Theory of the Temperature Derivative of the Refractive Index in Transparent Crystals

Abstract

A simplified model is introduced to study the temperature dependence of the index of refraction $n$ in the transparent regime of crystals. The dielectric susceptibility is written as a sum of an electronic contribution due to band-to-band transitions and a lattice contribution, viewed as due to a single mode ${\omega }_0$ Each of the latter undergoes a temperature variation consisting of contributions due to thermal expansion, as well as contributions due to the explicit temperature dependence at constant volume. The temperature derivative $\frac{\mathrm{dn}}{\mathrm{dT}}$ is investigated for various materials. It is found that for zinc-blende- and diamond-type semiconductors, electronic effects, in particular the temperature variation of the band gap at constant volume, yield the dominant contribution.
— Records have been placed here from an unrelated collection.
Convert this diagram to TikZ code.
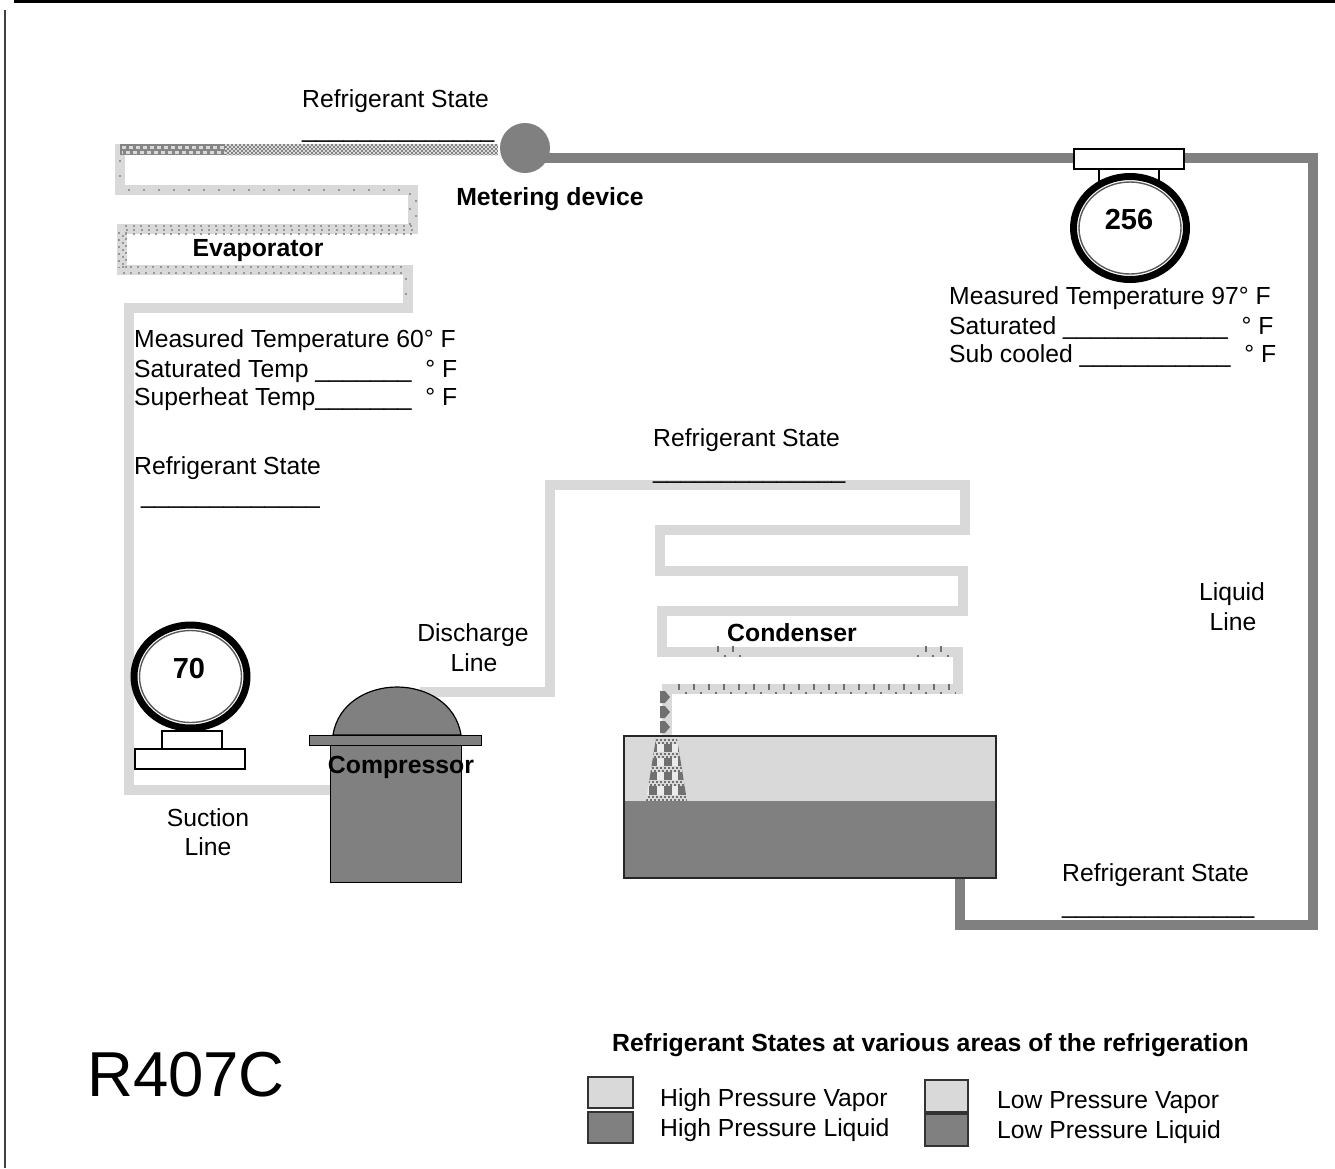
\documentclass[tikz,border=0pt]{standalone}
\usepackage{fontspec}
\setmainfont{Liberation Sans}
\usetikzlibrary{shapes.geometric}
\definecolor{lite}{HTML}{D9D9D9}
\definecolor{dark}{HTML}{808080}
\definecolor{dot}{HTML}{707070}
\definecolor{softdot}{HTML}{989898}
\newcommand{\blank}[1]{\foreach \i in {1,...,#1}{\_}}
\tikzset{
 x=1pt,y=-1pt,
 pipelite/.style={draw=lite,line width=10pt,line join=miter},
 pipedark/.style={draw=dark,line width=10pt,line join=miter},
 sparse/.style={draw=softdot,line width=2pt,dash pattern=on 2pt off 13pt},
 stag/.style={draw=softdot,line width=1.8pt},
 tick/.style={draw=dot,line width=6pt,dash pattern=on 1.6pt off 13.4pt},
 dotrow/.style={draw=dot,line width=1.6pt,dash pattern=on 1.6pt off 13.4pt},
 lbl/.style={anchor=base west,inner sep=0pt,font=\fontsize{24.7}{24.7}\selectfont},
 lblc/.style={anchor=base,inner sep=0pt,font=\fontsize{24.7}{24.7}\selectfont},
 blbl/.style={anchor=base,inner sep=0pt,font=\fontsize{24.8}{24.8}\selectfont\bfseries},
 box/.style={draw=black,line width=1.5pt,fill=white},
 swatchl/.style={draw=black!80,line width=2pt,fill=lite,anchor=north west,inner sep=0pt},
 swatchd/.style={draw=black!80,line width=2pt,fill=dark,anchor=north west,inner sep=0pt},
 gaugering/.style={ellipse,draw=black,line width=7pt,fill=white,inner sep=0pt},
 gaugeinner/.style={draw=black!65,line width=1.4pt},
}
\begin{document}
\begin{tikzpicture}
\useasboundingbox (0,0) rectangle (1335,1168);
% frame
\draw[black,line width=2.6pt] (14,1.3) -- (1335,1.3);
\draw[black!75,line width=2pt] (5,10) -- (5,1168);

% named anchors of the pipework
\node[circle,fill=dark,minimum size=50pt,inner sep=0pt] (meter) at (525,148) {};
\coordinate (evapin) at (498,149);
\coordinate (compsuc) at (332,790);
\coordinate (compdis) at (420,692);
\coordinate (tankin) at (667,738);
\coordinate (tankout) at (960,876);

% evaporator and suction
\draw[pipelite] (evapin) -- (120,149) -- (120,190) -- (413,190) -- (413,229) -- (122,229) -- (122,270) -- (408,270) -- (408,308) -- (129,308) -- (129,790) -- (compsuc);
% discharge and condenser
\draw[pipelite] (compdis) -- (550,692) -- (550,485) -- (965,485) -- (965,530) -- (660,530) -- (660,571) -- (963,571) -- (963,611) -- (662,611) -- (662,652) -- (958,652) -- (958,689) -- (667,689) -- (tankin);
% liquid line
\draw[pipedark] (tankout) -- (960,925) -- (1313,925) -- (1313,158) -- (meter.center |- 0,158);

% evaporator texture
\fill[dot!85] (120,144) rectangle (498,155);
\foreach \yy/\ph in {145/0,147/2,149/0,151/2,153/0,155/2}
  \draw[white!85!black,line width=2pt,dash pattern=on 2pt off 2pt,dash phase=\ph] (225,\yy) -- (498,\yy);
\foreach \yy/\ph in {147/0,152/3}
  \draw[lite,line width=3pt,dash pattern=on 4pt off 3pt,dash phase=\ph] (122,\yy) -- (225,\yy);
\draw[sparse] (120,160) -- (120,188);
\draw[sparse] (128,190) -- (408,190);
\draw[stag,dash pattern=on 2pt off 13pt] (410,193) -- (410,226);
\draw[stag,dash pattern=on 2pt off 13pt] (416,200) -- (416,226);
\foreach \yy/\ph in {226/0,230/7,234/0}
  \draw[stag,dash pattern=on 2pt off 5.5pt,dash phase=\ph] (125,\yy) -- (415,\yy);
\foreach \xx/\ph in {119/0,123/4,126/8}
  \draw[stag,dash pattern=on 2pt off 5pt,dash phase=\ph] (\xx,232) -- (\xx,268);
\foreach \yy/\ph in {267/0,273/7}
  \draw[stag,dash pattern=on 2pt off 5.5pt,dash phase=\ph] (122,\yy) -- (405,\yy);
\draw[stag,dash pattern=on 2pt off 13pt] (406,278) -- (406,305);

% condenser ticks
\draw[tick] (717,649) -- (740,649);
\draw[dotrow] (724,656) -- (741,656);
\draw[tick] (925,649) -- (945,649);
\draw[dotrow] (917,656) -- (950,656);
\draw[tick] (678,687) -- (956,687);
\draw[dotrow] (685,693) -- (956,693);

% tank
\node[draw=none,fill=lite,anchor=north west,minimum width=372pt,minimum height=65pt,inner sep=0pt] (tanktop) at (624,736) {};
\node[draw=none,fill=dark,anchor=north west,minimum width=372pt,minimum height=77pt,inner sep=0pt] (tankbot) at (624,801) {};
\draw[black!85,line width=2pt] (624,736) rectangle (996,878);

% spray
\begin{scope}
\clip (656,738) -- (677,738) -- (687,801) -- (646,801) -- cycle;
\fill[white!92!black] (640,738) rectangle (690,801);
\foreach \xx in {653,668,682} \fill[dot] (\xx-4,738) rectangle (\xx+4,801);
\foreach \yy in {741,755,769,783,798} {
  \fill[lite] (640,\yy-3) rectangle (690,\yy+3);
  \draw[dot,line width=2pt,dash pattern=on 2pt off 2pt] (640,\yy-1.5) -- (690,\yy-1.5);
  \draw[dot,line width=2pt,dash pattern=on 2pt off 2pt,dash phase=2] (640,\yy+1.5) -- (690,\yy+1.5);
}
\end{scope}
% droplets
\foreach \yy in {697,712,727}
  \fill[dot] (660,\yy-6) -- (665,\yy-6) -- (670,\yy) -- (665,\yy+6) -- (660,\yy+6) -- cycle;

% compressor
\fill[dark,draw=black,line width=1.2pt] (333,735) .. controls (338,703) and (368,687) .. (397,687) .. controls (426,687) and (456,703) .. (461,735) -- cycle;
\node[draw=black,line width=1.2pt,fill=dark,anchor=north west,minimum width=131pt,minimum height=137pt,inner sep=0pt] (comp) at (330,745) {};
\node[draw=black,line width=1.2pt,fill=dark,anchor=north west,minimum width=172pt,minimum height=10pt,inner sep=0pt] (plate) at (309,735) {};
\node[blbl] (complbl) at (401,773) {Compressor};

% gauge 256
\node[box,anchor=north west,minimum width=60pt,minimum height=14pt,inner sep=0pt] (neckA) at (1098,166) {};
\node[box,anchor=north west,minimum width=110pt,minimum height=20pt,inner sep=0pt] (baseA) at (1073,148) {};
\node[gaugering,minimum width=113pt,minimum height=103pt] (gaugeA) at (1130,228) {};
\draw[gaugeinner] (gaugeA.center) ellipse [x radius=51,y radius=46];
\node[inner sep=0pt,anchor=base,font=\fontsize{29}{29}\selectfont] (valA) at (1129,229) {\textbf{256}};

% gauge 70
\node[box,anchor=north west,minimum width=60pt,minimum height=18pt,inner sep=0pt] (neckB) at (161,730) {};
\node[box,anchor=north west,minimum width=110pt,minimum height=20pt,inner sep=0pt] (baseB) at (134,748) {};
\node[gaugering,minimum width=113pt,minimum height=103pt] (gaugeB) at (190.5,676.5) {};
\draw[gaugeinner] (gaugeB.center) ellipse [x radius=51,y radius=46];
\node[inner sep=0pt,anchor=base,font=\fontsize{29}{29}\selectfont] (valB) at (189,678) {\textbf{70}};

% labels
\node[lbl] (rs1) at (302,107) {Refrigerant State};
\node[lbl] (rs1b) at (302,137) {\blank{14}};
\node[blbl] (mlbl) at (550,205) {Metering device};
\node[blbl] (elbl) at (258,256) {Evaporator};
\node[lbl] (m1) at (134,347) {Measured Temperature 60° F};
\node[lbl] (m2) at (134,377) {Saturated Temp \blank{7}\ \ ° F};
\node[lbl] (m3) at (134,405) {Superheat Temp\blank{7}\ \ ° F};
\node[lbl] (rs2) at (134,474) {Refrigerant State};
\node[lbl] (rs2b) at (141,503) {\blank{13}};
\node[lbl] (rs3) at (653,446) {Refrigerant State};
\node[lbl] (rs3b) at (653,478) {\blank{14}};
\node[lbl] (t1) at (949,304) {Measured Temperature 97° F};
\node[lbl] (t2) at (949,334) {Saturated \blank{12}\ \ ° F};
\node[lbl] (t3) at (949,362) {Sub cooled \blank{11}\ \ ° F};
\node[lblc] (ll1) at (1232,600) {Liquid};
\node[lblc] (ll2) at (1233,630) {Line};
\node[lblc] (dl1) at (473,641) {Discharge};
\node[lblc] (dl2) at (474,671) {Line};
\node[lblc] (sl1) at (208,826) {Suction};
\node[lblc] (sl2) at (208,855) {Line};
\node[blbl] (clbl) at (792,641) {Condenser};
\node[lbl] (rs4) at (1062,881) {Refrigerant State};
\node[lbl] (rs4b) at (1062,913) {\blank{14}};
\node[anchor=base west,inner sep=0pt,font=\fontsize{63.5}{63.5}\selectfont] (title) at (87,1096) {R407C};

% legend
\node[blbl,anchor=base west] (leg) at (612,1051) {Refrigerant States at various areas of the refrigeration};
\node[swatchl,minimum width=45pt,minimum height=31pt] (s1) at (587,1076) {};
\node[swatchd,minimum width=45pt,minimum height=31pt] (s2) at (587,1111) {};
\node[swatchl,minimum width=43pt,minimum height=32pt] (s3) at (924,1079) {};
\node[swatchd,minimum width=43pt,minimum height=32pt] (s4) at (924,1113) {};
\node[lbl] (l1) at (660,1106) {High Pressure Vapor};
\node[lbl] (l2) at (660,1136) {High Pressure Liquid};
\node[lbl] (l3) at (997,1108) {Low Pressure Vapor};
\node[lbl] (l4) at (997,1138) {Low Pressure Liquid};
\end{tikzpicture}
\end{document}
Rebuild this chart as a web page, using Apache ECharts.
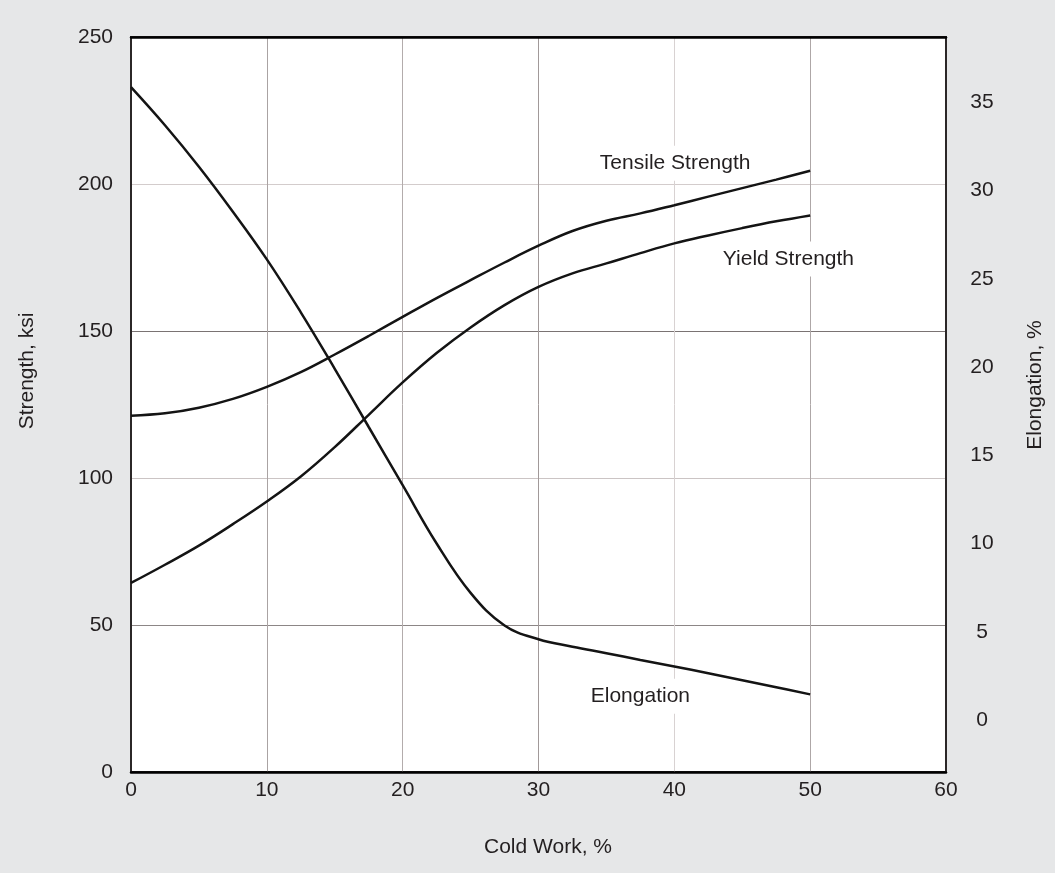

Theoretical calculations of the latter are carried out employing a temperature-dependent-pseudopotential band-structure model; the resulting values for $\frac{\mathrm{dn}}{\mathrm{dT}}$ are in good agreement with experiment. For ionic materials, it is found that both lattice and electronic contributions may be important, as are both explicit temperature variation and thermal-expansion effects. Experimental data on the temperature dependence of ${\omega }_0$ and the band gap are employed to obtain good agreement with the frequency variation of $\frac{\mathrm{dn}}{\mathrm{dT}}$ for a variety of ionic crystals. The results demonstrate that the major physical mechanisms responsible for $\frac{\mathrm{dn}}{\mathrm{dT}}$ can be understood within the present simplified model, and that the model is useful in predicting the magnitude and frequency dependence of $\frac{\mathrm{dn}}{\mathrm{dT}}$ for a wide variety of crystals of interest.